UC Investments, the investment office overseeing the University of California’s USD125 billion multi-asset class investment portfolio is one of the latest adopters of the Solovis platform as it seeks to overhaul its legacy technology and build a more holistic, agile platform to meet current and future demands. Explaining the decision, Arthur R Guimarães, Chief Operating Officer of UC Investments said: “The Solovis platform gave us the agile, flexible platform we needed to improve data management, streamline workflows and align our investment teams on a single platform for continued innovation and growth.”

UC Investments expects to make cost savings of USD2 million per year over the next decade.

Commenting on the UC Investments project, Mooney tells Hedgeweek: “It was a complex undertaking for us as an organisation. We were really pleased with their perspective on transformation holistically across their organisation and what they’ve been able to achieve in terms of cost saving by implementing Solovis  and in terms of the greater agility and collaboration that they’re realising across their investments and operational team.”

Currently, Solovis has approximately 75 LPs using the platform, the majority of which are US-based. 

Roughly one third of these are endowments, a third are family offices (both single and multi-family offices), some 15 to 20 per cent are pensions, with OCIOs representing an emerging growth area. 

Mooney explains that Solovis aggregates both public and private data sources which it then uses to help clients normalise the reports they are receiving from their GPs. “Once we get it all normalised in the system, we’re able to even out all the anomalies and time lags across different asset classes and aggregate them into a single view that can be shared across the different investment teams. It really serves to break down the organisational structures where they might have a different team managing each different asset class. 

“Being able to have this shared view of the entire portfolio, they’re able to communicate across teams and think more strategically and holistically about allocations across the portfolio in terms of risk exposure, liquidity etc, and better plan for cash flows in and out.

“In addition to the technology platform, we also have an analysis service where we become an extension of our clients’ operations team,” explains Mooney. 

One issue for asset owners and allocators to always bear in mind when using new data aggregation and analytic solutions is that they are confident that the picture being presented to them, at all times, is as accurate as possible. And that the end user is not seeing false positives in the data. 

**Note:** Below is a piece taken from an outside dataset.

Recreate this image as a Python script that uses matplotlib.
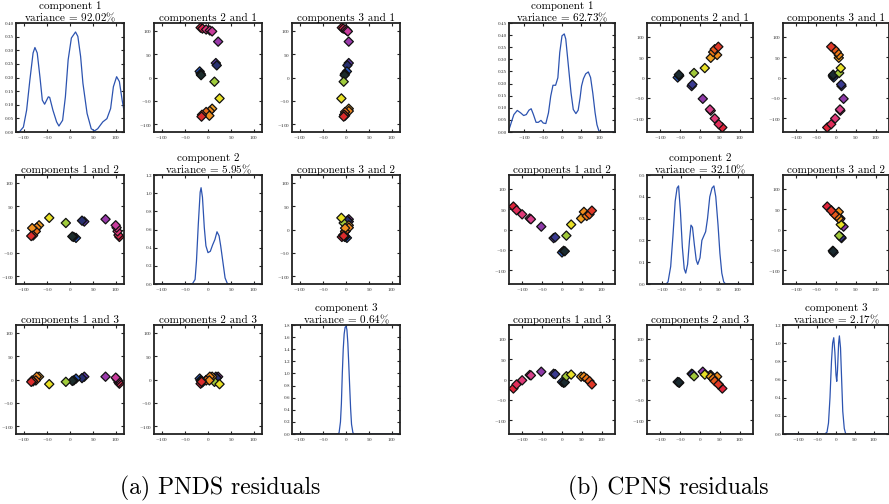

At Solovis, the platform is integrated with each client’s custodians and fund administrators, taking in the accounting book of records along with data from other systems and then reconciling it to make sure everything is as it should be. 

Mooney illustrates the point with an example:

“With respect to UC Investments, they use State Street as their custodian and administrator and BlackRock for risk. Pulling data in from both those systems and then aggregating it, we discovered there were time lags and UC had not fully recognised that some of the data was misrepresented as a result. Because reports from fund managers had a time differential it meant UC was not getting an accurate representation of performance at any given time. In other words, an accounting book of record may not be the best choice for a performance book of record. That is one of the factors that led to State Street’s recent announcement on its partnership with Solovis.”

The Solovis platform was designed, she says, to reconcile all of that information and then be able to give investments and operations the ability to see the data from whatever perspective they want to view it. “So if they want to see the accounting view, they can, if they want to drill down into a specific pool of capital and just look at one area they can do that, if they want to look at just their private equity holdings they can do that, if they want to look at the portfolios from an exposure perspective or a liquidity perspective, they can do that. It is a flexible platform that gives you a 3D view that has never existed before.”

Over the next 12 months, Solovis will be looking to roll out a number of initiatives. One will be a new set of decision analytics tools designed specifically for investments teams to help them get even greater clarity on information and how they’re using that information to support decision making across the portfolio. 

A second initiative will be to build deeper, broader risk capabilities “because we’ve gotten a lot of feedback that managing risk is becoming even more important to the LPs”, remarks Mooney. “We will probably bundle that into its own application within the platform. 

“And thirdly is to broaden the ecosystem. We’re partnering with the largest custodians and administrators to make sure that we’re really tightly aligned with them so that when we go to the largest pensions funds and foundations they don’t have this disconnect across their accounting system, with respect to portfolio performance. 

“We want to make sure they have an agile, fluid environment that they can operate in.”